--- EXERCISE INPUTS ---
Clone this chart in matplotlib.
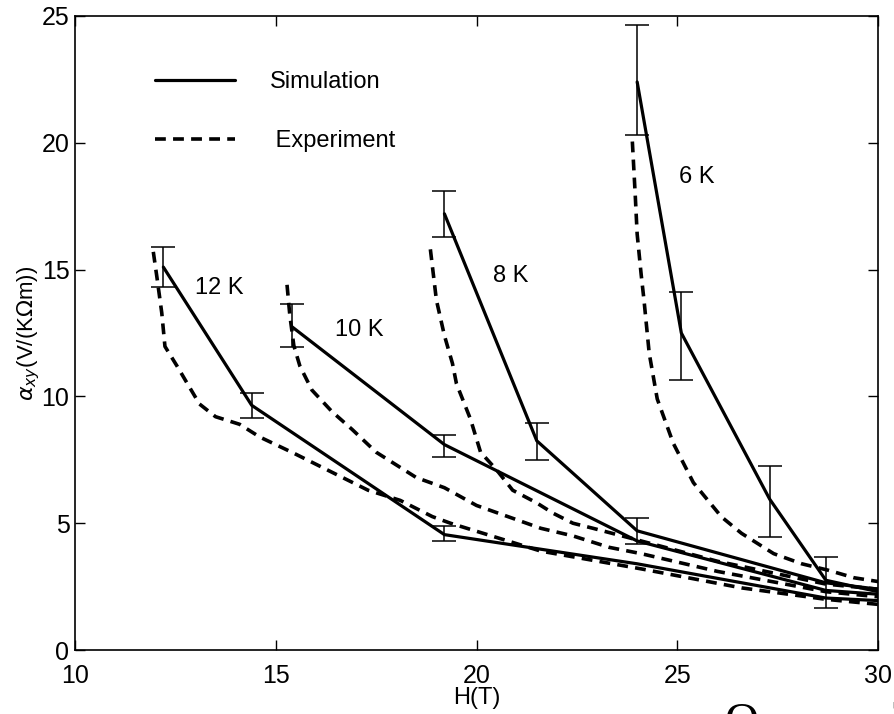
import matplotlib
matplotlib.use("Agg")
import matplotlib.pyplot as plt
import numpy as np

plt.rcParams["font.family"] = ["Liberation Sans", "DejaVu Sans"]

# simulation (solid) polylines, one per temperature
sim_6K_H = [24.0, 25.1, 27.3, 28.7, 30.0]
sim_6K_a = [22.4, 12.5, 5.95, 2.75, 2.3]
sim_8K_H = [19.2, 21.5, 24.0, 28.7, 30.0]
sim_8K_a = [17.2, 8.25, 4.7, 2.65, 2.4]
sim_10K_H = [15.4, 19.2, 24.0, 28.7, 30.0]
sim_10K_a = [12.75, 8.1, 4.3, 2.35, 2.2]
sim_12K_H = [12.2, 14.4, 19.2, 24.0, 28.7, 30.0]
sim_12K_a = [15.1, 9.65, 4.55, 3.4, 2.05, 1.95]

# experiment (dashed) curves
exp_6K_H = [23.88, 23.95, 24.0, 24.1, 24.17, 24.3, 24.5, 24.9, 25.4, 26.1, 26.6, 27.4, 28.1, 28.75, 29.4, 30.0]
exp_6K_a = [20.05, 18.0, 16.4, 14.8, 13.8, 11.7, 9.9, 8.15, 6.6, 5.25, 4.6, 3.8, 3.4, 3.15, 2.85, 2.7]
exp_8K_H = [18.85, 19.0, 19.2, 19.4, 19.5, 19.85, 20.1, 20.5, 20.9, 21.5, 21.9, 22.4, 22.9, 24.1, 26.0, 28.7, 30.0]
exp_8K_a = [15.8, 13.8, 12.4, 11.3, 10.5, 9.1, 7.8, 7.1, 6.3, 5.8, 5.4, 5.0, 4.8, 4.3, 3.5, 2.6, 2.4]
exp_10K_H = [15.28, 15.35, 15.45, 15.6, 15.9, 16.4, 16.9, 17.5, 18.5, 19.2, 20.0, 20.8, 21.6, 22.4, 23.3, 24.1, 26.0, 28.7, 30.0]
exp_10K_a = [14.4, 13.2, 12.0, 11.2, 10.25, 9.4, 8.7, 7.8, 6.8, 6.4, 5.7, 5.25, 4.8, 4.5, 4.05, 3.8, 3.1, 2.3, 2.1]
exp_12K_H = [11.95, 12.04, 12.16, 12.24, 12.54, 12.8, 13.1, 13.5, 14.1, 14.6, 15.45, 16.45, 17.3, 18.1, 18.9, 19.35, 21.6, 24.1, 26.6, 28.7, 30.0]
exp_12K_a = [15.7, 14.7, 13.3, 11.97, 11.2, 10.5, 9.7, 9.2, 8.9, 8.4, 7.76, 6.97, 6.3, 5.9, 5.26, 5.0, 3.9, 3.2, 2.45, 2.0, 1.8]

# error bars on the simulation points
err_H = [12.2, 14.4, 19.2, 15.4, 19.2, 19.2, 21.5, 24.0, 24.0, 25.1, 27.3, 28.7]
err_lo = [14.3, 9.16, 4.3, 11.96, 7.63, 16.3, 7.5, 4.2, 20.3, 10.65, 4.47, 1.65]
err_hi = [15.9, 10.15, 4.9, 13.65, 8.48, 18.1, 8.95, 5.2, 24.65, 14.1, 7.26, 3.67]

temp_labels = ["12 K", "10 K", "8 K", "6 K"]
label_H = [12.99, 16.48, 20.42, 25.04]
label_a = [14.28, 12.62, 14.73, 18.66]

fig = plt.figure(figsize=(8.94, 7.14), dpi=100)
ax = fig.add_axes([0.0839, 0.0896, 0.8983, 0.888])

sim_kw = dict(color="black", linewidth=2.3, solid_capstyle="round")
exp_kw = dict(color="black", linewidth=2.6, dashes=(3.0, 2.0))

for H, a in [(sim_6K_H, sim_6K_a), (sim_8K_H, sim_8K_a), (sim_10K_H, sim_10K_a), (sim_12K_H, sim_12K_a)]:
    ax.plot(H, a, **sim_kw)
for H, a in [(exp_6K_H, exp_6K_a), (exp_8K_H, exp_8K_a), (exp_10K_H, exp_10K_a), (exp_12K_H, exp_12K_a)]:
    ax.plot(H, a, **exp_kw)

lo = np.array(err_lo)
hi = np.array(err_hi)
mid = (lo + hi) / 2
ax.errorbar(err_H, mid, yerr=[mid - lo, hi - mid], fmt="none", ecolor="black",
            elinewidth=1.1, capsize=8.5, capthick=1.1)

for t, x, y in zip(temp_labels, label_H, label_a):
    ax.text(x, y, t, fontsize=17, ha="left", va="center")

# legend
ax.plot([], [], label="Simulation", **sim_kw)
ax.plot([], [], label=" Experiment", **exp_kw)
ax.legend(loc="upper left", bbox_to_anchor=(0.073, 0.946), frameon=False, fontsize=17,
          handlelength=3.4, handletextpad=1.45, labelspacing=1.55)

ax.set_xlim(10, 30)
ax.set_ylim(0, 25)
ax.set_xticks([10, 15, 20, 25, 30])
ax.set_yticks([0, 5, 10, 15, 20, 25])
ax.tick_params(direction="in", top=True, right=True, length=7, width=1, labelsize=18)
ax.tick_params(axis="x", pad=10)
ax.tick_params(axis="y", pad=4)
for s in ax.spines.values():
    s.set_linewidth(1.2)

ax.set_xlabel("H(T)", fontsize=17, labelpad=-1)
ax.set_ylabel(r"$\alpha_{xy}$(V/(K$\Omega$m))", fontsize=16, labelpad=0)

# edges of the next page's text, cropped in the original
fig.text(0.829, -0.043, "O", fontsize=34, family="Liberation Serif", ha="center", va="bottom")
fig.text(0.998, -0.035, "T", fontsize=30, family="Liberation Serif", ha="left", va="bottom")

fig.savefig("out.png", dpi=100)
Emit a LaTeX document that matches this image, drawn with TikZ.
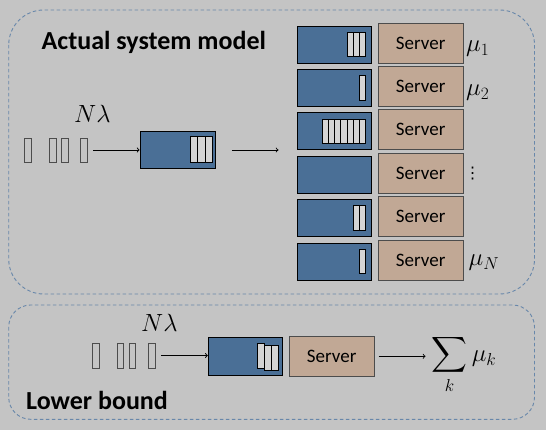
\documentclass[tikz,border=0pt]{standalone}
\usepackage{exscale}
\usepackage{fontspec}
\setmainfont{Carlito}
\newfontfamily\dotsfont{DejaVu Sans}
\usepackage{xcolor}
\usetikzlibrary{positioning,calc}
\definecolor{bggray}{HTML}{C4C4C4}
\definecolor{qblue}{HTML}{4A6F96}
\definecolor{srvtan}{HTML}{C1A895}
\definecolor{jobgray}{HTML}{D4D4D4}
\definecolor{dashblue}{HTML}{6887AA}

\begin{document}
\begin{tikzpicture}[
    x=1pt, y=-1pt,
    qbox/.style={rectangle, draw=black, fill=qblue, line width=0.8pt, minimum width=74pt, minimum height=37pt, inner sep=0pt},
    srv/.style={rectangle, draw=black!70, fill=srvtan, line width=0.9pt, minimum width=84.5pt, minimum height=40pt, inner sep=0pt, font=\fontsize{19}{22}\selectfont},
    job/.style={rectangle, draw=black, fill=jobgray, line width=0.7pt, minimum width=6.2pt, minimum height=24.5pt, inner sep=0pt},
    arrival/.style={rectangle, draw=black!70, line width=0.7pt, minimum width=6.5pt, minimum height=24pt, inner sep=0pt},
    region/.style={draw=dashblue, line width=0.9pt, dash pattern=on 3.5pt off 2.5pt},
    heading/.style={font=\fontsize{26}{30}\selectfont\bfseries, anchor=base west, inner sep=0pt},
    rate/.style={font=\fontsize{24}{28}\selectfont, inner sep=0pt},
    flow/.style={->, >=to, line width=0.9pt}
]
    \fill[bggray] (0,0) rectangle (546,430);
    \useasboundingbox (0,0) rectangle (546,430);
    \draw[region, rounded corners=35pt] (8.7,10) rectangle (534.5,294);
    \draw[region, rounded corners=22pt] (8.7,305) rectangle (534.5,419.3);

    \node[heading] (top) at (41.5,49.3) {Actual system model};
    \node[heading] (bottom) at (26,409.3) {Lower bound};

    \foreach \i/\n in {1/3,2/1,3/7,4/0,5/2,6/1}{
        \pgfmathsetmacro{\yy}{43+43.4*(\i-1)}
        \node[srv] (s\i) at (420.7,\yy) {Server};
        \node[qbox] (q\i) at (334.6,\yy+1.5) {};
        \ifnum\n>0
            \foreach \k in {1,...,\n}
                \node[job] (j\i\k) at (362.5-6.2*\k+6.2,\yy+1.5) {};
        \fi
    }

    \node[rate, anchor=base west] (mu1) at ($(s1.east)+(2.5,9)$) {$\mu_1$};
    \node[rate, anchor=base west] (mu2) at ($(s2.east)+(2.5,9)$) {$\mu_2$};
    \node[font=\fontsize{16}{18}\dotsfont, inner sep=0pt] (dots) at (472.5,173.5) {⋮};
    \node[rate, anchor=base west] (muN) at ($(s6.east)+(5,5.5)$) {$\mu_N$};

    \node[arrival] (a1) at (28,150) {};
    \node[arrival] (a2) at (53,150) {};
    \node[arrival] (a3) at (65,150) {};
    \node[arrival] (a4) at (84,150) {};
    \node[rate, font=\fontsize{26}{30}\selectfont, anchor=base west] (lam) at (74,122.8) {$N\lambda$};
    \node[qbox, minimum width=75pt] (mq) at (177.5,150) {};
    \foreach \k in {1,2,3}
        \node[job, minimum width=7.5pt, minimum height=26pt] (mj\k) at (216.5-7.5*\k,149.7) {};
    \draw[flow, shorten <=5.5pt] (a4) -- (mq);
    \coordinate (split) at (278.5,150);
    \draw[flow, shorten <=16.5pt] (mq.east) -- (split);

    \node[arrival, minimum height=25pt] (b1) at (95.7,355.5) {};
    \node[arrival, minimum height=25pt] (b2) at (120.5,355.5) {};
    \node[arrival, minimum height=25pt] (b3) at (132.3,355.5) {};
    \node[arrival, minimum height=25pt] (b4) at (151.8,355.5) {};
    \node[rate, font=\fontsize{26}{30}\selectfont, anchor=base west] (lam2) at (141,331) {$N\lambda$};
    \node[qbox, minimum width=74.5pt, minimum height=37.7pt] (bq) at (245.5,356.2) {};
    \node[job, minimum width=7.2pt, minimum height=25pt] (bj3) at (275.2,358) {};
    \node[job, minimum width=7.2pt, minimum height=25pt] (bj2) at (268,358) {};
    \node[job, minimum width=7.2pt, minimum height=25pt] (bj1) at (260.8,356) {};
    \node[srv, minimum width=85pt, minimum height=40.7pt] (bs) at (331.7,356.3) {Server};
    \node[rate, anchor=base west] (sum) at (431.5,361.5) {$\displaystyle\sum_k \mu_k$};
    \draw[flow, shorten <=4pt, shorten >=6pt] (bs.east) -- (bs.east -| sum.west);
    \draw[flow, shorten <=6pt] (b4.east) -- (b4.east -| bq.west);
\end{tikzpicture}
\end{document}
---
• _EXERCISE TASK_
Quote the records above exactly, from the first line through the line containing "sim_12K_a = [15.1, 9.65, 4.55, 3.4, 2.05, 1.95]", and leave out the pictures.

• _TASK OUTPUT_
Clone this chart in matplotlib.
import matplotlib
matplotlib.use("Agg")
import matplotlib.pyplot as plt
import numpy as np

plt.rcParams["font.family"] = ["Liberation Sans", "DejaVu Sans"]

# simulation (solid) polylines, one per temperature
sim_6K_H = [24.0, 25.1, 27.3, 28.7, 30.0]
sim_6K_a = [22.4, 12.5, 5.95, 2.75, 2.3]
sim_8K_H = [19.2, 21.5, 24.0, 28.7, 30.0]
sim_8K_a = [17.2, 8.25, 4.7, 2.65, 2.4]
sim_10K_H = [15.4, 19.2, 24.0, 28.7, 30.0]
sim_10K_a = [12.75, 8.1, 4.3, 2.35, 2.2]
sim_12K_H = [12.2, 14.4, 19.2, 24.0, 28.7, 30.0]
sim_12K_a = [15.1, 9.65, 4.55, 3.4, 2.05, 1.95]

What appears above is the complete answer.